Ted Lowery on challenging the redaction of documents

The case

WH Holding Ltd & Anor vs E20 Stadium LLP [2018] EWHC 2578 (Ch)
Before Mr Justice Snowden
In the High Court of Justice, Business and Property Courts of England and Wales, Business List
Judgment delivered 5 October 2018 

Ted Lowery

The facts

Under an agreement dated 22 March 2013, E20 Stadium granted WH Holding concessionary rights to use the London Olympic stadium during the football season for West Ham United FC’s matches. Numerous disputes subsequently arose between E20 and WH including in relation to the maximum number of seats to be made available on matchdays. 

WH commenced proceedings, contending that contrary to its obligations to act in good faith and as a reasonable and prudent operator, E20 had declined to seek the necessary consents to increase seating capacity. 

Disclosure took place in January 2018 and E20’s list identified 7,501 relevant documents. Of these, 413 documents included redactions for privilege and 3,720 documents included redactions stated to be for irrelevance and/or commercial sensitivity. 
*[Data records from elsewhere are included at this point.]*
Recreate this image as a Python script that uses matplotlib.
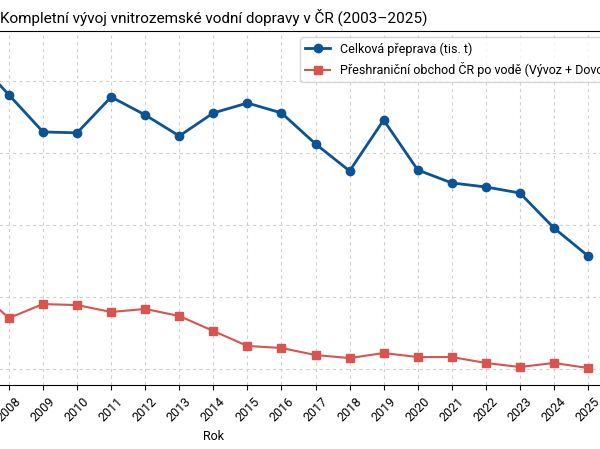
import matplotlib
matplotlib.use("Agg")
import matplotlib.pyplot as plt

years = list(range(2003, 2026))
celkem = [2300, 2450, 2600, 2550, 2660, 2403, 2146, 2140, 2389, 2264, 2118, 2278, 2347, 2278,
          2063, 1875, 2229, 1882, 1792, 1764, 1722, 1479, 1285]
obchod = [1150, 1100, 1080, 1050, 1063, 854, 951, 944, 896, 917, 868, 764, 660, 646,
          597, 576, 611, 583, 583, 542, 514, 542, 507]

plt.rcParams['font.family'] = ['Roboto', 'DejaVu Sans']
fig = plt.figure(figsize=(6, 4.49), dpi=100)
W, H = 600, 449
L, R, B, T = -198.8, 625.5, 385, 31
ax = fig.add_axes([L / W, (H - B) / H, (R - L) / W, (B - T) / H])
ax.plot(years, celkem, color='#0b5394', marker='o', markersize=6, linewidth=2,
        label='Celková přeprava (tis. t)')
ax.plot(years, obchod, color='#d9534f', marker='s', markersize=6, linewidth=1.5,
        label='Přeshraniční obchod ČR po vodě (Vývoz + Dovoz)')
ax.set_xlim(2001.9, 2026.1)
ax.set_ylim(389, 2847)
ax.set_yticks([500, 1000, 1500, 2000, 2500])
ax.set_xticks(years)
ax.set_xticklabels([str(y) for y in years], rotation=45, fontsize=9)
ax.grid(True, linestyle=(0, (3, 3)), color='#d0d0d0', linewidth=0.8)
ax.set_xlabel('Rok', fontsize=9)
ax.set_title('Kompletní vývoj vnitrozemské vodní dopravy v ČR (2003–2025)', fontsize=11)
ax.legend(loc='upper right', fontsize=9)
fig.savefig('out.png', dpi=100)
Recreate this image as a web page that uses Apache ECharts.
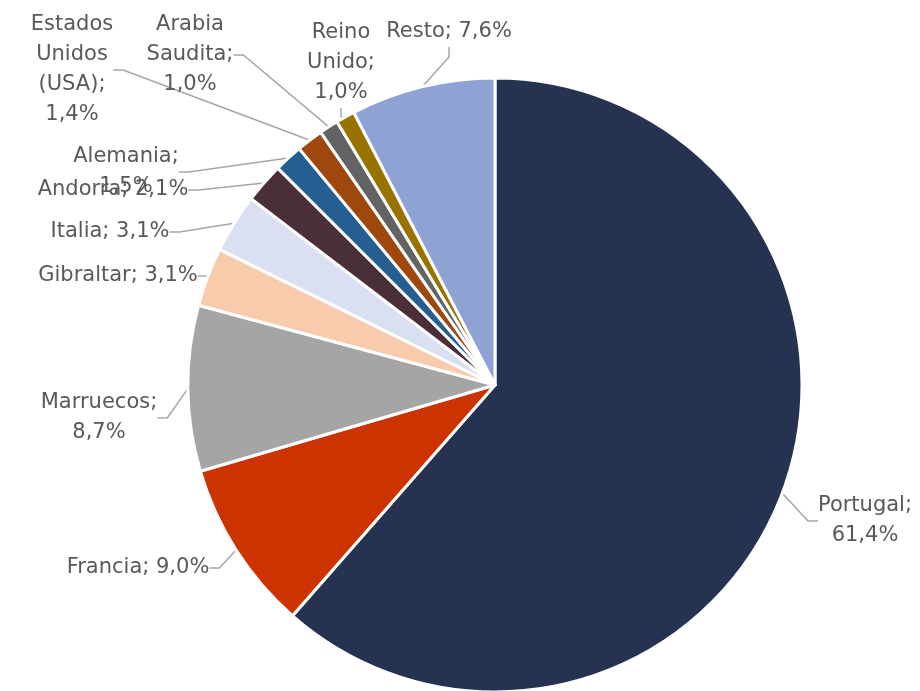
<!DOCTYPE html>
<html>
<head>
<meta charset="utf-8">
<script src="https://cdn.jsdelivr.net/npm/echarts@6/dist/echarts.min.js"></script>
<style>html,body{margin:0;padding:0;background:#fff}#c{width:920px;height:691px}</style>
</head>
<body>
<div id="c"></div>
<script>
var categories = ['Portugal', 'Francia', 'Marruecos', 'Gibraltar', 'Italia', 'Andorra', 'Alemania', 'Estados Unidos (USA)', 'Arabia Saudita', 'Reino Unido', 'Resto'];
var values = [61.4, 9.0, 8.7, 3.1, 3.1, 2.1, 1.5, 1.4, 1.0, 1.0, 7.6];
var labelNames = ['Portugal;\n', 'Francia; ', 'Marruecos;\n', 'Gibraltar; ', 'Italia; ', 'Andorra; ', 'Alemania;\n', 'Estados\nUnidos\n(USA);\n', 'Arabia\nSaudita;\n', 'Reino\nUnido;\n', 'Resto; '];
var colors = ['#253250', '#CC3300', '#A5A5A5', '#F8CBAD', '#DAE0F2', '#4A2E38', '#255E91', '#9E480E', '#636363', '#997300', '#8FA2D4'];
var labelPos = [[865, 521], [138, 568], [99, 418], [118, 276], [110, 232], [113, 190], [126, 172], [72, 70], [190, 55], [341, 63], [449, 32]];

var chart = echarts.init(document.getElementById('c'), null, {renderer: 'canvas'});
var data = categories.map(function (c, i) {
  return {name: c, value: values[i], itemStyle: {color: colors[i]}};
});
chart.setOption({
  animation: false,
  backgroundColor: '#ffffff',
  series: [{
    type: 'pie',
    center: [495, 385],
    radius: [0, 307],
    startAngle: 90,
    clockwise: true,
    data: data,
    itemStyle: {borderColor: '#ffffff', borderWidth: 3},
    label: {
      show: true,
      fontFamily: 'DejaVu Sans',
      fontSize: 21,
      color: '#595959',
      lineHeight: 30,
      align: 'center',
      formatter: function (p) {
        return labelNames[p.dataIndex] + values[p.dataIndex].toFixed(1).replace('.', ',') + '%';
      }
    },
    labelLine: {show: true, lineStyle: {color: '#A6A6A6', width: 1.5}, length: 10, length2: 10},
    labelLayout: function (p) {
      var pos = labelPos[p.dataIndex];
      return {x: pos[0], y: pos[1], align: 'center', verticalAlign: 'middle', hideOverlap: false};
    }
  }]
});
</script>
</body>
</html>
WH was concerned by the level of redactions and on 3 July 2018 issued an application seeking further information as to the basis upon which some 323 documents had been redacted. In response, E20’s lawyers conducted a further review and removed the redactions from 95 documents. At a hearing in August the judge provided some non-binding guidance and the parties agreed that WH should identify on a sample basis some 21 documents with the aim of exploring whether the redactions had been properly made. These 21 documents were reviewed by E20’s counsel and on 31 August E20 provided full copies of the documents that counsel considered had been redacted unnecessarily together with an explanatory schedule.

WH was still not satisfied and issued a further application contending that E20’s approach to redacting documents for irrelevance had been heavy-handed and was founded upon too narrow a view on what material might potentially be relevant to the increased seating capacity issue. WH contended that the only fair way in which the redactions could be tested was for the original documents to be reviewed by the court. E20 responded that the redactions had been properly made and that WH’s approach to relevance was too wide.  E20 also said that where the review process undertaken by its lawyers had been fully explained to the court, that explanation did not suggest that the redactions were unjustified.  

The issue

Were the redactions applied by E20 properly made? 

The judgment

By reference to the limited number of authorities the judge set out the main principles:

  • If the court is not satisfied that the right to withhold inspection of part of a document is established, for example because the evidence provided does not indicate a legal right to withhold, inspection of the complete documents will be ordered;
  • If sufficient grounds are shown for challenging the correctness of the redactions then the court may order further evidence to be produced on oath; and
  • If there is no other appropriate method of deciding whether the redactions were properly made, the court may decide to inspect the original documents.

The judge concluded that there were sufficient grounds to challenge the correctness of the redactions and that it was just in all the circumstances to exercise his discretion to personally inspect the original documents. This was because the extensive redaction of a very large number of documents by E20 justified the court in adopting greater vigilance to ensure that the right to redact was not being abused or too liberally interpreted. The judge also noted there was evidence that too narrow an approach had been taken by E20’s lawyers during the review process. Finally, there was no viable alternative: WH’s lawyers would be involved in the other disputes over the concession agreement and therefore it was not appropriate to allow WH’s representatives sight of the disputed documents in an unredacted form.

Having reviewed the sample documents and applied the test for standard disclosure in Rule 31.6 of the Civil Procedure Rules (CPR), the judge concluded that for the most part, E20’s redactions had been properly made.

Commentary

The judge made it clear that the court’s unilateral inspection of the documents is very much a last resort, primarily because it offends Article 6 of the European Convention on Human Rights and CPR Rule 1.1(2)(a), both of which require the parties in civil proceedings to be placed on an equal footing. However, here there was no reasonable alternative. 

Where WH’s application had ultimately led to a material change in the overall scale of redactions, the judge ordered E20 to pay 50% of WH’s costs of the application. He concluded that any party making extensive redactions must take extra care to ensure redactions are appropriate and justified and be prepared to suffer the costs consequences if the court thinks otherwise.